The Birth of Jesus and the Curse

by Cowboy Bob Sorensen 

It may be a surprise to learn that that extremely famous Christmas hymn "Joy to the Word" was not written by Isaac Watts to be about Christmas. He wrote it about the return of Christ. Like many other hymn writers, it was based on Scripture. In this case, the 98th Psalm. So many things work together when singing this song at Christmas.


A popular Christmas hymn is not actually about Christmas, but about the return of Christ. It ties in with creation, the Resurrection, and Christmas.
Credit: Pixabay / Ria Sopala
Indeed, there is a great deal of strong theology in many hymns, especially those about Christmas. (I think that's one reason that cults like the Jehovah's Witnesses isolate their people; you won't have them coming along to your Christmas Eve service. After all, they may hear, "Hail the incarnate Deity!" and similar lyrics.) Dr. James R. White pointed out that "We Three Kings" is also deep, despite the erroneous traditions that we do not know how many "kings" there were, only that there were three gifts.
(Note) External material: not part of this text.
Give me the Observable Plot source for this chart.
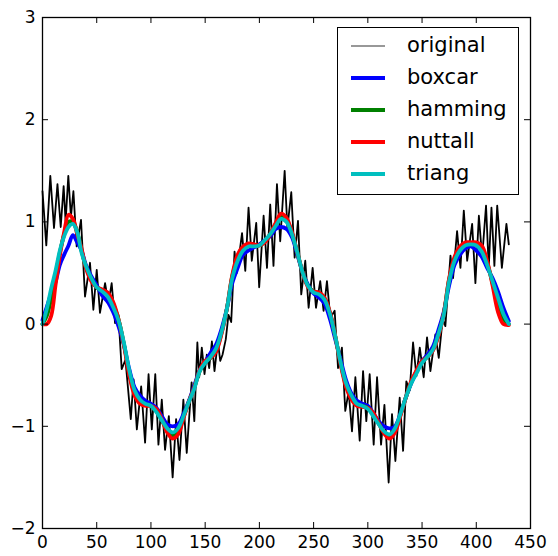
<!DOCTYPE html>
<html><head><meta charset="utf-8">
<script src="https://cdn.jsdelivr.net/npm/d3@7"></script>
<script src="https://cdn.jsdelivr.net/npm/@observablehq/plot@0.6"></script>
<style>
body{margin:0;background:#fff;}
#wrap{position:relative;width:558px;height:556px;font-family:"DejaVu Sans",sans-serif;}
#legend{position:absolute;left:337px;top:27px;width:182px;height:168px;border:1.3px solid #000;background:#fff;box-sizing:border-box;}
.row{position:absolute;left:0;height:0;}
.row svg{position:absolute;left:12px;top:-5px;}
.row span{position:absolute;left:69px;top:-13px;font-size:21px;line-height:24px;white-space:nowrap;color:#000;}
</style></head>
<body><div id="wrap"></div>
<script>
const xTicks = [0, 50, 100, 150, 200, 250, 300, 350, 400, 450];
const yTicks = [-2, -1, 0, 1, 2, 3];

// sample positions of the smoothed curves
const smoothX = [0,4,8,12,16,20,24,28,32,36,40,45,50,55,60,65,70,75,80,85,90,95,100,105,110,115,120,125,130,135,140,145,150,155,160,165,170,175,180,185,190,195,200,205,210,215,220,225,230,235,240,245,250,255,260,265,270,275,280,285,290,295,300,305,310,315,320,325,330,335,340,345,350,355,360,365,370,375,380,385,390,395,400,405,410,415,420,425,430];

const boxcar = [0.04,0.17,0.3,0.41,0.58,0.68,0.77,0.87,0.8,0.72,0.58,0.47,0.38,0.28,0.22,0.12,-0.02,-0.2,-0.44,-0.62,-0.7,-0.75,-0.78,-0.82,-0.9,-0.98,-1.0,-0.98,-0.88,-0.75,-0.6,-0.45,-0.37,-0.28,-0.2,-0.05,0.15,0.4,0.55,0.68,0.72,0.75,0.78,0.82,0.86,0.93,0.95,0.93,0.85,0.68,0.5,0.38,0.3,0.26,0.2,0.05,-0.15,-0.35,-0.55,-0.68,-0.75,-0.78,-0.8,-0.87,-0.95,-1.0,-1.02,-1.0,-0.88,-0.72,-0.58,-0.46,-0.36,-0.3,-0.22,-0.06,0.12,0.38,0.58,0.68,0.74,0.76,0.72,0.66,0.55,0.45,0.32,0.16,0.03];

const hamming = [0.0,0.08,0.25,0.47,0.7,0.88,1.0,1.0,0.9,0.72,0.56,0.44,0.36,0.33,0.29,0.2,0.05,-0.19,-0.48,-0.68,-0.76,-0.79,-0.8,-0.85,-0.94,-1.04,-1.09,-1.05,-0.91,-0.76,-0.62,-0.46,-0.37,-0.33,-0.26,-0.09,0.15,0.47,0.65,0.74,0.78,0.77,0.77,0.81,0.88,0.98,1.06,1.02,0.89,0.7,0.5,0.37,0.32,0.3,0.25,0.11,-0.12,-0.39,-0.6,-0.72,-0.79,-0.8,-0.82,-0.88,-0.97,-1.06,-1.1,-1.04,-0.89,-0.72,-0.57,-0.46,-0.37,-0.32,-0.25,-0.11,0.1,0.44,0.64,0.74,0.78,0.79,0.78,0.74,0.6,0.4,0.19,0.05,0.0];

const nuttall = [0.0,0.0,0.08,0.38,0.67,0.9,1.07,1.03,0.88,0.74,0.55,0.42,0.36,0.34,0.31,0.22,0.05,-0.2,-0.5,-0.7,-0.78,-0.8,-0.8,-0.83,-0.93,-1.06,-1.12,-1.08,-0.92,-0.76,-0.62,-0.45,-0.36,-0.33,-0.27,-0.1,0.15,0.48,0.68,0.76,0.79,0.78,0.77,0.8,0.88,0.99,1.08,1.04,0.9,0.7,0.5,0.36,0.32,0.31,0.26,0.12,-0.12,-0.4,-0.62,-0.74,-0.8,-0.81,-0.82,-0.87,-0.97,-1.07,-1.12,-1.06,-0.9,-0.72,-0.56,-0.45,-0.36,-0.32,-0.26,-0.12,0.1,0.45,0.66,0.76,0.8,0.8,0.8,0.77,0.62,0.38,0.12,0.0,-0.01];

const triang = [0.0,0.15,0.35,0.52,0.72,0.86,0.95,0.98,0.9,0.7,0.57,0.45,0.36,0.32,0.27,0.17,0.04,-0.18,-0.45,-0.65,-0.74,-0.78,-0.8,-0.86,-0.94,-1.02,-1.06,-1.02,-0.9,-0.76,-0.63,-0.46,-0.38,-0.32,-0.24,-0.08,0.15,0.45,0.62,0.72,0.76,0.76,0.77,0.82,0.88,0.96,1.03,1.0,0.88,0.7,0.5,0.37,0.31,0.29,0.24,0.1,-0.12,-0.38,-0.58,-0.7,-0.78,-0.8,-0.83,-0.9,-0.98,-1.05,-1.08,-1.02,-0.88,-0.72,-0.58,-0.48,-0.38,-0.32,-0.25,-0.1,0.09,0.42,0.62,0.72,0.77,0.78,0.77,0.71,0.58,0.42,0.26,0.1,0.0];

// original noisy signal (turning points)
const origX = [0,3.5,7.2,10.6,13.8,16.8,19.5,21.3,23.8,26.2,28.5,31.5,35.5,39.2,43.8,46.9,50,53,57.7,60.8,63.8,66.9,70,73,76.5,81.4,84,87,91,94.6,97.8,100.8,104,106.9,110,113,116.5,120,123.2,126.3,129.9,133,137.5,140,142.8,144.5,146.9,149.4,151.5,153.7,156.2,158.6,161.7,163.9,166,169,171.5,174,177.1,179.2,184,187,190,193,197.1,199.8,203.9,207,210,213,216.2,219.2,223.3,225.8,229.4,232.5,235.6,238.6,242.3,245.4,249.1,252.2,256.1,259.2,262.3,265.4,269.4,272.5,276.1,279.2,282.3,285.4,288.5,292.5,295.6,298.6,301.7,305.4,308.5,312.2,315.3,319.2,322.3,325.4,329.4,332.5,335.5,338.6,341.7,344.8,347.9,351.5,354.6,357.7,362.3,365.4,369,371.5,376.2,378.6,382.3,385.4,388.5,391.6,396.2,399.2,402.4,405.4,409,411.5,414,416.7,419.3,423.6,427.8,430];
const origY = [1.3,0.77,1.45,0.94,1.37,0.95,1.35,1.0,1.45,1.05,1.3,0.76,1.02,0.27,0.6,0.14,0.53,0.11,0.4,0.2,0.4,0.01,0.09,-0.44,-0.35,-0.93,-0.54,-1.03,-0.61,-1.16,-0.49,-1.03,-0.49,-1.18,-0.74,-1.23,-0.9,-1.5,-0.93,-1.33,-0.74,-1.26,-0.57,-0.95,-0.18,-0.52,-0.23,-0.49,-0.3,-0.43,-0.17,-0.46,-0.17,-0.36,-0.3,-0.15,0.09,0.02,0.71,0.5,0.89,0.52,1.14,0.62,0.99,0.36,1.06,0.55,1.17,0.57,1.37,0.81,1.5,0.94,1.29,0.65,1.01,0.29,0.62,0.16,0.55,0.16,0.42,0.13,0.42,0.06,0.13,-0.43,-0.23,-0.85,-0.66,-1.05,-0.52,-1.14,-0.46,-0.95,-0.49,-1.18,-0.52,-1.18,-0.79,-1.55,-0.88,-1.34,-0.72,-1.24,-0.56,-0.65,-0.18,-0.51,-0.23,-0.52,-0.13,-0.46,-0.1,-0.33,0.05,-0.02,0.67,0.45,0.91,0.55,1.11,0.62,0.98,0.4,1.06,0.65,1.16,0.55,1.14,0.57,1.16,0.55,0.98,0.78];

const names = ["original", "boxcar", "hamming", "nuttall", "triang"];
const colors = ["#000000", "#0000ff", "#008000", "#ff0000", "#00bfbf"];
const widths = [1.8, 3.8, 3.8, 3.8, 3.8];

const minusFmt = d => (d < 0 ? "\u2212" + Math.abs(d) : String(d));

const orig = origX.map((x, i) => ({x, y: origY[i]}));
const smoothSeries = [boxcar, hamming, nuttall, triang].map(arr => smoothX.map((x, i) => ({x, y: arr[i]})));

const W = 558, H = 556, mL = 42, mR = 28, mT = 17, mB = 28;
const tick = 6;

const chart = Plot.plot({
  width: W, height: H,
  marginLeft: mL, marginRight: mR, marginTop: mT, marginBottom: mB,
  style: {fontFamily: "DejaVu Sans", fontSize: "17px", background: "white", color: "black"},
  x: {domain: [0, 450], ticks: xTicks, tickSize: 0, tickPadding: 7, tickFormat: minusFmt, label: null},
  y: {domain: [-2, 3], ticks: yTicks, tickSize: 0, tickPadding: 7, tickFormat: minusFmt, label: null},
  marks: [
    Plot.line(orig, {x: "x", y: "y", stroke: colors[0], strokeWidth: widths[0]}),
    ...smoothSeries.map((s, k) => Plot.line(s, {x: "x", y: "y", stroke: colors[k + 1], strokeWidth: widths[k + 1], curve: "catmull-rom"})),
    Plot.frame({stroke: "black", strokeWidth: 1.3}),
    Plot.tickX(xTicks, {x: d => d, insetTop: H - mT - mB - tick, stroke: "black"}),
    Plot.tickX(xTicks, {x: d => d, insetBottom: H - mT - mB - tick, stroke: "black"}),
    Plot.tickY(yTicks, {y: d => d, insetRight: W - mL - mR - tick, stroke: "black"}),
    Plot.tickY(yTicks, {y: d => d, insetLeft: W - mL - mR - tick, stroke: "black"})
  ]
});

const wrap = document.getElementById("wrap");
wrap.appendChild(chart);

// legend
const legend = document.createElement("div");
legend.id = "legend";
const rowTops = [18, 50, 82, 114, 146];
names.forEach((n, i) => {
  const row = document.createElement("div");
  row.className = "row";
  row.style.top = rowTops[i] + "px";
  const sw = i === 0 ? 1.2 : 3.8;
  row.innerHTML = `<svg width="36" height="10"><line x1="1" x2="35" y1="5" y2="5" stroke="${colors[i]}" stroke-width="${sw}" opacity="${i===0?0.8:1}"/></svg><span>${n}</span>`;
  legend.appendChild(row);
});
wrap.appendChild(legend);
</script>
</body></html>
A line in the song "When He Comes Back" by DeGarmo and Key is, "Remember that kid from the manger scene? When he comes back, he's gonna reign as King!" Well, we celebrate his birth, which was necessary for his crucifixion for our sins and redemption. "Joy to the World" has,
No more let sins and sorrows grow
nor thorns infest the ground:
he comes to make his blessings flow
far as the curse is found.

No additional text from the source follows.